Nyasha, despite being a part of both cultures, is alone and without resort to true people or a true heritage. What, therefore, was the nature of Nyasha's illness She was thin and frail. Emotionally, she seemed full of life, confident, and engaged in a vibrant lifestyle; and yet, despite these outward appearances, her body withered. Her illness, well-established enough in the scientific literature, was not capable of being attributed to this particular woman. It was as if, almost, she was deemed unworthy of her illness.

The British, though they recognized the symptoms, and understood the prognosis, found little to gain in attributing civilized diseases to the natives.

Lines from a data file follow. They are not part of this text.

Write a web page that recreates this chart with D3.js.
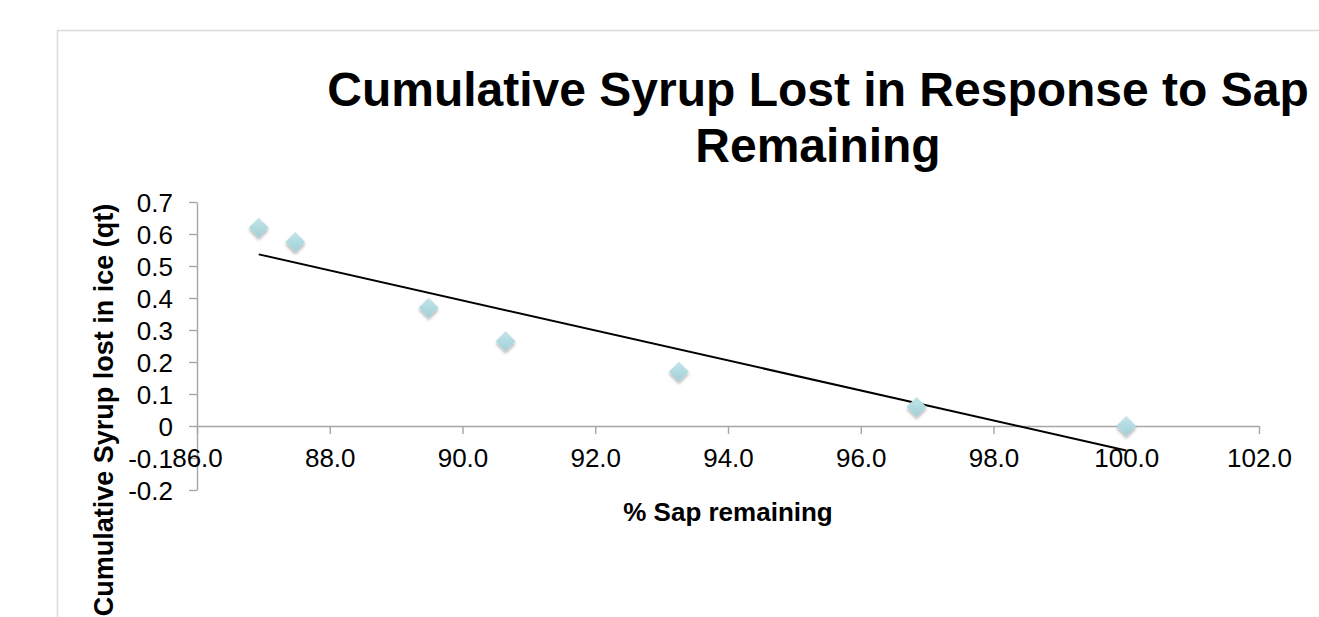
<!DOCTYPE html>
<html>
<head>
<meta charset="utf-8">
<script src="https://cdn.jsdelivr.net/npm/d3@7"></script>
<style>
    body { margin: 0; background: #fff; }
    #chart { width: 1319px; height: 617px; }
    text { font-family: "Liberation Sans", Arial, sans-serif; fill: #000; }
    .axis path, .axis line { stroke: #a6a6a6; stroke-width: 1.4; }
    .axis text { font-size: 26px; }
    .chart-title { font-size: 48px; font-weight: bold; }
    .axis-title { font-size: 26px; font-weight: bold; }
    .y-title { font-size: 27px; }
</style>
</head>
<body>
<div id="chart"></div>
<script>
// data
let sapRemaining = [86.93, 87.48, 89.49, 90.65, 93.26, 96.84, 100.0];
let syrupLost = [0.62, 0.575, 0.37, 0.265, 0.17, 0.06, 0.0];
let xTicks = [86, 88, 90, 92, 94, 96, 98, 100, 102];
let yTicks = [-0.2, -0.1, 0, 0.1, 0.2, 0.3, 0.4, 0.5, 0.6, 0.7];
let titleLines = ["Cumulative Syrup Lost in Response to Sap", "Remaining"];

class scatterVis {
    constructor(_parentElement) {
        this.parentElement = _parentElement;
        this.data = sapRemaining.map((x, i) => ({ x: x, y: syrupLost[i] }));
        this.initVis();
    }

    initVis() {
        let vis = this;

        vis.width = 1319;
        vis.height = 617;

        vis.svg = d3.select("#" + vis.parentElement).append("svg")
            .attr("width", vis.width)
            .attr("height", vis.height);

        // marker gradient + soft shadow
        let defs = vis.svg.append("defs");
        let grad = defs.append("linearGradient")
            .attr("id", "markerFill")
            .attr("x1", 0).attr("y1", 0).attr("x2", 0).attr("y2", 1);
        grad.append("stop").attr("offset", "0%").attr("stop-color", "#c3e5e9");
        grad.append("stop").attr("offset", "100%").attr("stop-color", "#9fd0d7");

        let shadow = defs.append("filter")
            .attr("id", "markerShadow")
            .attr("x", "-50%").attr("y", "-50%")
            .attr("width", "200%").attr("height", "200%");
        shadow.append("feDropShadow")
            .attr("dx", 0).attr("dy", 2.5)
            .attr("stdDeviation", 1.8)
            .attr("flood-color", "#000")
            .attr("flood-opacity", 0.3);

        // chart frame (runs off the right and bottom edge)
        vis.svg.append("path")
            .attr("d", "M57.5," + vis.height + "V30.5H" + vis.width)
            .attr("fill", "none")
            .attr("stroke", "#dcdcdc")
            .attr("stroke-width", 1.5);

        vis.x = d3.scaleLinear()
            .domain([86, 102])
            .range([197, 1259]);

        vis.y = d3.scaleLinear()
            .domain([-0.2, 0.7])
            .range([490, 202]);

        // title
        vis.svg.append("text")
            .attr("class", "chart-title")
            .attr("text-anchor", "middle")
            .selectAll("tspan")
            .data(titleLines)
            .enter()
            .append("tspan")
            .attr("x", 818)
            .attr("y", (d, i) => 106 + i * 56)
            .text(d => d);

        // y axis
        vis.yAxis = d3.axisLeft(vis.y)
            .tickValues(yTicks)
            .tickSize(8)
            .tickSizeOuter(0)
            .tickPadding(16)
            .tickFormat(d => Math.abs(d) < 1e-9 ? "0" : d.toFixed(1));

        vis.svg.append("g")
            .attr("class", "axis y-axis")
            .attr("transform", "translate(" + vis.x(86) + ",0)")
            .call(vis.yAxis)
            .selectAll("text")
            .attr("dy", "0.36em");

        // x axis sits on y = 0
        vis.xAxis = d3.axisBottom(vis.x)
            .tickValues(xTicks)
            .tickSize(8)
            .tickSizeOuter(0)
            .tickPadding(15)
            .tickFormat(d => d.toFixed(1));

        vis.svg.append("g")
            .attr("class", "axis x-axis")
            .attr("transform", "translate(0," + vis.y(0) + ")")
            .call(vis.xAxis);

        // axis titles
        vis.svg.append("text")
            .attr("class", "axis-title")
            .attr("text-anchor", "middle")
            .attr("x", 728)
            .attr("y", 521)
            .text("% Sap remaining");

        vis.svg.append("text")
            .attr("class", "axis-title y-title")
            .attr("text-anchor", "middle")
            .attr("transform", "translate(113,410) rotate(-90)")
            .text("Cumulative Syrup lost in ice (qt)");

        // linear trend line (least squares)
        let mx = d3.mean(vis.data, d => d.x);
        let my = d3.mean(vis.data, d => d.y);
        let slope = d3.sum(vis.data, d => (d.x - mx) * (d.y - my)) / d3.sum(vis.data, d => (d.x - mx) * (d.x - mx));
        let intercept = my - slope * mx;
        let ext = d3.extent(vis.data, d => d.x);
        let trend = ext.map(v => ({ x: v, y: intercept + slope * v }));

        vis.svg.append("path")
            .datum(trend)
            .attr("fill", "none")
            .attr("stroke", "#000")
            .attr("stroke-width", 2)
            .attr("d", d3.line().x(d => vis.x(d.x)).y(d => vis.y(d.y)));

        // diamond markers
        vis.svg.append("g")
            .selectAll("path")
            .data(vis.data)
            .enter()
            .append("path")
            .attr("d", d3.symbol().type(d3.symbolDiamond2).size(250))
            .attr("transform", d => "translate(" + vis.x(d.x) + "," + vis.y(d.y) + ")")
            .attr("fill", "url(#markerFill)")
            .attr("filter", "url(#markerShadow)");
    }
}

new scatterVis("chart");
</script>
</body>
</html>
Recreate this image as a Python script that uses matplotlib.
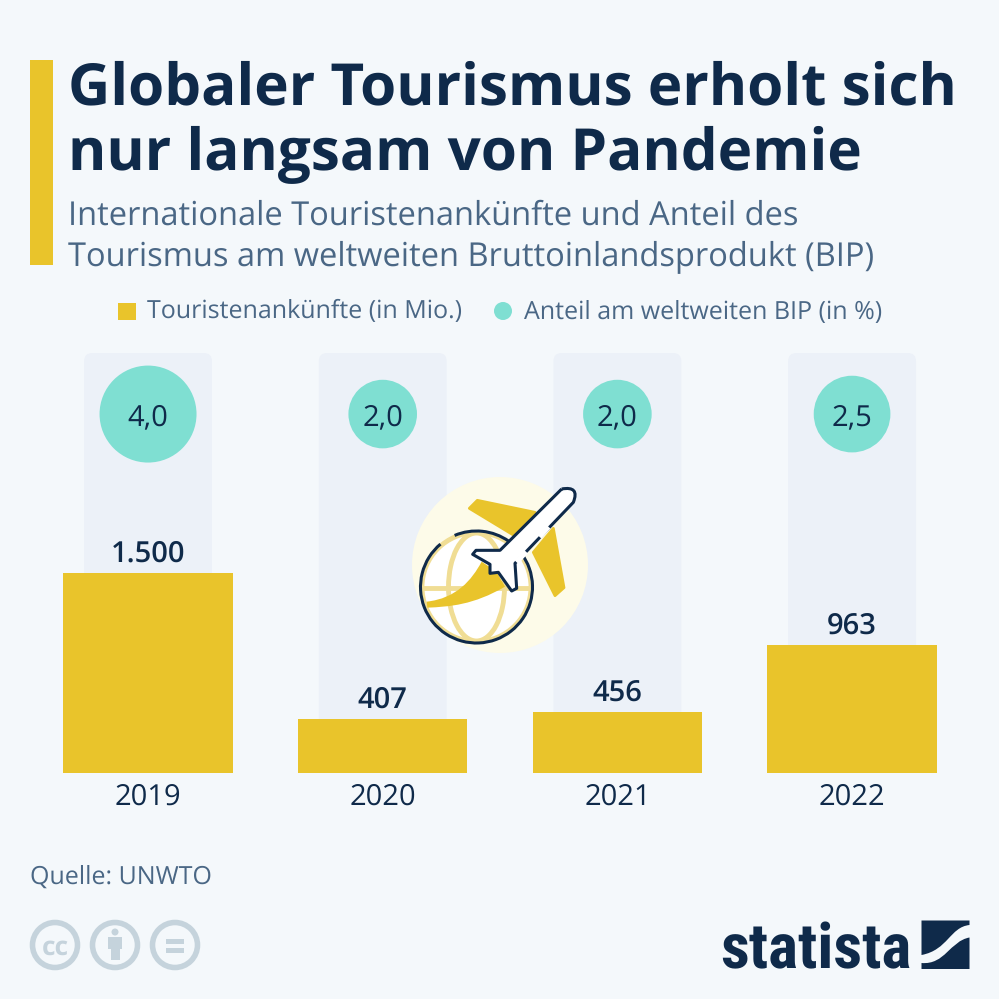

On the other hand, the Africans, finding such a disease illogical, and incompatible with their own traditions, refused to accept the basis upon which such a disease might arise. How could someone, particularly a woman whose duties revolved around the collection and preparation of food, suffer from something such as Anorexia In many ways, tragically enough, Nyasha was just as incomprehensible to the British as to her African kin.

She was, in this way, both unworthy and incomprehensible.In the final analysis, this quotation is symbolic of an African woman who exists in two contrary worlds without truly belonging in either. She is unworthy of a British illness because she is African, and yet she rejects much of what Africa is without a corresponding acceptance by her educators. The irony is painful. She is, both psychologically and metaphorically, an abandoned woman. This abandonment results from her situation rather than from her heritage.

This is a tragic quotation when viewed against the larger backdrop of the complete novel.